The lack of targeted, longer-term funding is a major detriment to problem solving. Technology trends and drivers change year on year, which does not allow for many brilliant ideas to be funded or for enough of them to reach the shop floor. For example, if you look at the top five robot trends for 2023 and 2024 as reported on by the International Federation of Robotics, you cannot see two of them being the same. Arguably, AI is present in both lists but, even so, it is changing its focus.
The questions remain. How can this be? How can we shift our attention from one thing to the other so fast? We clearly do not spend enough time on consolidating what we achieved. That is potentially because not enough grant funding is targeted at the mid-levels of technology readiness (TRL). There is still a big gap between what you see in research centres and what you see in factories. We tend to fund ‘the next big thing’ and we do not invest enough in getting ‘the current thing’ on a production line. By the time you bring one idea from TRL 1 to TRL 4 (i.e., proof of concept in a laboratory setting), the technology trends have changed, and the funding goes with it. The current model does not allow for ideas to reach TRL 9 (i.e., solution in production environment), which is perhaps one of the needed changes to enable that shift on the manufacturing shop floor and to push those brilliant solutions out of the research centre.

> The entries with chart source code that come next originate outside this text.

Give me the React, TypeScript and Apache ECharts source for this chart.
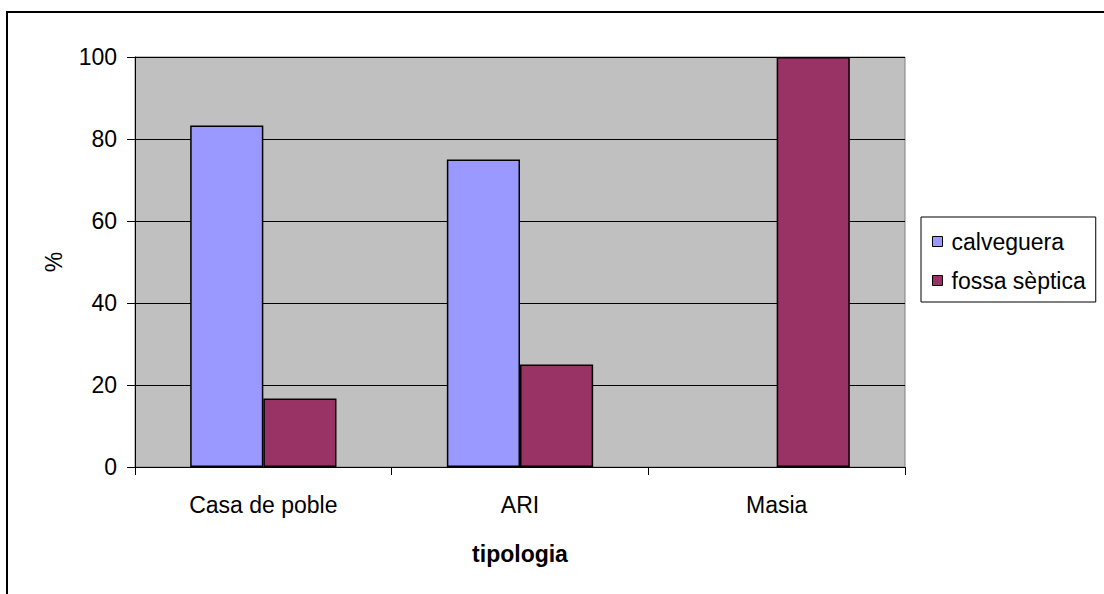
import React, { useEffect, useRef } from "react";
import * as echarts from "echarts";

const categories = ["Casa de poble", "ARI", "Masia"];
const calveguera = [83.3, 75, 0];
const fossaSeptica = [16.7, 25, 100];
const seriesNames = ["calveguera", "fossa sèptica"];
const yTicks = { min: 0, max: 100, interval: 20 };

const FONT = "'Liberation Sans', Arial, sans-serif";
const FS = 23;

function toItems(values: number[]) {
  return values.map((v) => (v === 0 ? { value: v, itemStyle: { borderWidth: 0 } } : v));
}

export default function App() {
  const ref = useRef<HTMLDivElement>(null);
  useEffect(() => {
    if (!ref.current) return;
    const chart = echarts.init(ref.current, null, { renderer: "svg" });
    chart.setOption({
      animation: false,
      backgroundColor: "#ffffff",
      textStyle: { fontFamily: FONT, color: "#000" },
      graphic: [
        {
          type: "rect",
          shape: { x: 7, y: 12, width: 1200, height: 700 },
          style: { fill: "none", stroke: "#000", lineWidth: 2 },
          silent: true,
          z: 100,
        },
      ],
      grid: {
        left: 135,
        top: 57,
        right: 199,
        bottom: 127,
        show: true,
        backgroundColor: "#c0c0c0",
        borderColor: "#808080",
        borderWidth: 1,
      },
      legend: {
        orient: "vertical",
        left: 921,
        top: 217,
        padding: [13, 10, 10, 11],
        itemGap: 16,
        itemWidth: 10,
        itemHeight: 10,
        borderColor: "#000",
        borderWidth: 1,
        backgroundColor: "#fff",
        icon: "rect",
        itemStyle: { borderColor: "#000", borderWidth: 1 },
        textStyle: { fontSize: FS, fontFamily: FONT, color: "#000", padding: [0, 0, 0, 4] },
        data: seriesNames,
      },
      xAxis: {
        type: "category",
        data: categories,
        name: "tipologia",
        nameLocation: "middle",
        nameGap: 75,
        nameTextStyle: { fontSize: FS, fontWeight: "bold", fontFamily: FONT, color: "#000" },
        axisLine: { show: true, lineStyle: { color: "#000", width: 1 } },
        axisTick: { show: true, length: 8, lineStyle: { color: "#000" } },
        axisLabel: { fontSize: FS, color: "#000", margin: 26, fontFamily: FONT },
        splitLine: { show: false },
      },
      yAxis: {
        type: "value",
        min: yTicks.min,
        max: yTicks.max,
        interval: yTicks.interval,
        name: "%",
        nameLocation: "middle",
        nameGap: 70,
        nameRotate: 90,
        nameTextStyle: { fontSize: FS, fontFamily: FONT, color: "#000" },
        axisLine: { show: true, lineStyle: { color: "#000", width: 1 } },
        axisTick: { show: true, length: 8, lineStyle: { color: "#000" } },
        axisLabel: { fontSize: FS, color: "#000", margin: 18, fontFamily: FONT },
        splitLine: { show: true, lineStyle: { color: "#000", width: 1 } },
      },
      series: [
        {
          name: seriesNames[0],
          type: "bar",
          data: toItems(calveguera),
          barGap: "0%",
          barCategoryGap: "43%",
          itemStyle: { color: "#9999ff", borderColor: "#000", borderWidth: 1.5 },
        },
        {
          name: seriesNames[1],
          type: "bar",
          data: toItems(fossaSeptica),
          barGap: "0%",
          barCategoryGap: "43%",
          itemStyle: { color: "#993366", borderColor: "#000", borderWidth: 1.5 },
        },
      ],
    });
    return () => chart.dispose();
  }, []);
  return (
    <div
      ref={ref}
      style={{ position: "fixed", left: 0, top: 0, width: 1104, height: 594 }}
    />
  );
}
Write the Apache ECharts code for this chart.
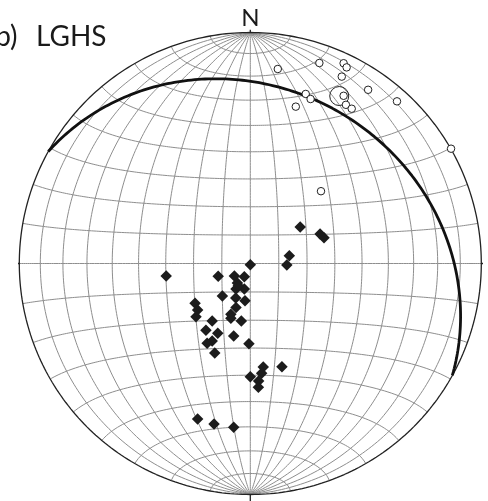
<!DOCTYPE html>
<html>
<head>
<meta charset="utf-8">
<script src="https://cdn.jsdelivr.net/npm/echarts@6/dist/echarts.min.js"></script>
<style>html,body{margin:0;padding:0;background:#fff;}#c{width:488px;height:501px;}</style>
</head>
<body>
<div id="c"></div>
<script>
// Net coordinates (equal-area, lower hemisphere), unit radius, x = East, y = North
const openCircles = [
  [0.119,0.842],[0.299,0.868],[0.404,0.867],[0.417,0.849],[0.396,0.809],
  [0.510,0.752],[0.240,0.734],[0.261,0.712],[0.197,0.679],[0.404,0.726],
  [0.414,0.687],[0.439,0.670],[0.635,0.702],[0.869,0.497],[0.306,0.313]
];
const meanCircle = [[0.385,0.725]];
const diamonds = [
  [0.216,0.158],[0.302,0.128],[0.319,0.112],[0.169,0.034],[0.158,-0.006],
  [0.000,-0.005],[-0.364,-0.054],[-0.139,-0.055],[-0.069,-0.054],[-0.026,-0.057],
  [-0.056,-0.084],[-0.026,-0.110],[-0.062,-0.110],[-0.121,-0.141],[-0.063,-0.149],
  [-0.023,-0.161],[-0.239,-0.172],[-0.062,-0.191],[-0.228,-0.201],[-0.235,-0.230],
  [-0.084,-0.220],[-0.084,-0.237],[-0.039,-0.249],[-0.165,-0.249],[-0.192,-0.289],
  [-0.141,-0.302],[-0.072,-0.314],[-0.165,-0.335],[-0.187,-0.345],[-0.006,-0.347],
  [-0.154,-0.387],[0.137,-0.447],[0.056,-0.448],[0.049,-0.475],[0.000,-0.490],
  [0.036,-0.509],[0.035,-0.536],[-0.228,-0.673],[-0.157,-0.695],[-0.072,-0.709],
  [-0.052,-0.096]
];
// Plane drawn as great circle: dip direction, dip (degrees)
const planeDipDir = 29;
const planeDip = 25;
const netStep = 10;
const titlePrefix = 'b)';
const titleName = 'LGHS';
const northLabel = 'N';

const D = Math.PI/180;
function projVec(x,y,z){ if(z>0){x=-x;y=-y;z=-z;} const k=1/Math.sqrt(1-z); return [x*k,y*k]; }
function greatCircle(dd, dip){
  const st=(dd-90)*D, s=[Math.sin(st),Math.cos(st),0];
  const d=[Math.sin(dd*D)*Math.cos(dip*D),Math.cos(dd*D)*Math.cos(dip*D),-Math.sin(dip*D)];
  const pts=[];
  for(let i=0;i<=180;i++){const t=i*D;const c=Math.cos(t),sn=Math.sin(t);
    pts.push(projVec(c*s[0]+sn*d[0],c*s[1]+sn*d[1],c*s[2]+sn*d[2]));}
  return pts;
}
function smallCircle(a){
  const pts=[];
  for(let i=0;i<=180;i++){const t=i*D;
    pts.push(projVec(Math.sin(a*D)*Math.cos(t),Math.cos(a*D),-Math.sin(a*D)*Math.sin(t)));}
  return pts;
}
const netStyle={color:'#8e8e8e',width:1};
const series=[];
function addLine(data,style,z){
  series.push({type:'line',data:data,showSymbol:false,symbol:'none',silent:true,clip:false,
    lineStyle:style,z:z||1,animation:false});
}
for(let dip=netStep;dip<=90;dip+=netStep){
  addLine(greatCircle(90,dip),netStyle);
  if(dip<90) addLine(greatCircle(270,dip),netStyle);
}
for(let a=netStep;a<180;a+=netStep){ addLine(smallCircle(a),netStyle); }
// primitive
const prim=[];for(let i=0;i<=360;i++){prim.push([Math.cos(i*D),Math.sin(i*D)]);}
addLine(prim,{color:'#222',width:1.3},3);
// ticks
const tk={color:'#222',width:1.3};
addLine([[-1,0],[-1.017,0]],tk,3);
addLine([[1,0],[1.015,0]],tk,3);
addLine([[0,1],[0,1.012]],tk,3);
addLine([[0,-1],[0,-1.035]],tk,3);
// plane
addLine(greatCircle(planeDipDir,planeDip),{color:'#111',width:2.8},4);

series.push({type:'scatter',data:meanCircle,symbol:'circle',symbolSize:19,clip:false,silent:true,z:5,
  itemStyle:{color:'rgba(255,255,255,0)',borderColor:'#222',borderWidth:1,opacity:1}});
series.push({type:'scatter',data:openCircles,symbol:'circle',symbolSize:7.5,clip:false,silent:true,z:6,
  itemStyle:{color:'#fff',borderColor:'#222',borderWidth:1,opacity:1}});
series.push({type:'scatter',data:diamonds,symbol:'diamond',symbolSize:11.5,clip:false,silent:true,z:6,
  itemStyle:{color:'#1c1c1c',opacity:1}});

const chart=echarts.init(document.getElementById('c'),null,{renderer:'canvas'});
chart.setOption({
  backgroundColor:'#fff',
  animation:false,
  grid:{left:19.3,top:32.5,width:462,height:462},
  xAxis:{type:'value',min:-1,max:1,show:false},
  yAxis:{type:'value',min:-1,max:1,show:false},
  graphic:[
    {type:'text',x:17.5,y:37,style:{text:titlePrefix,fontFamily:'Lato',fontSize:28,fill:'#1a1a1a',align:'right',verticalAlign:'middle'}},
    {type:'text',x:36,y:37,style:{text:titleName,fontFamily:'Lato',fontSize:28,fill:'#1a1a1a',align:'left',verticalAlign:'middle'}},
    {type:'text',x:250.3,y:18.5,style:{text:northLabel,fontFamily:'Lato',fontSize:24,fill:'#1a1a1a',align:'center',verticalAlign:'middle'}}
  ],
  series:series
});
</script>
</body>
</html>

On the other hand, full adoption of the technology itself is sometimes still a barrier even if higher TRLs are achieved; from people thinking that automation means robots coming in and taking their jobs, to legislation not catching up with innovation fast enough, many clever and potentially world-changing solutions are left stuck in a never-ending loop of failure to launch.
Getting the supply chain to keep up is crucial as well. That supply chain tends to be reliant on small and medium enterprises (SMEs), for which Industry 4.0 is still unachievable for several reasons (e.g., lack of skills, lack of capital, etc.), while the funding bodies are already talking about Industry 5.0. The gap and inequity between small and big organisations need addressing, too.
Smart manufacturing exists — albeit in research organisations mainly. What is needed is updated funding models to get innovation from research centres into factories, access to funding for all organisations big or small, more streamlined and simplified funding application processes and the trust that adopting new technology and embracing change is the way forward for a sustainable, efficient and better tomorrow.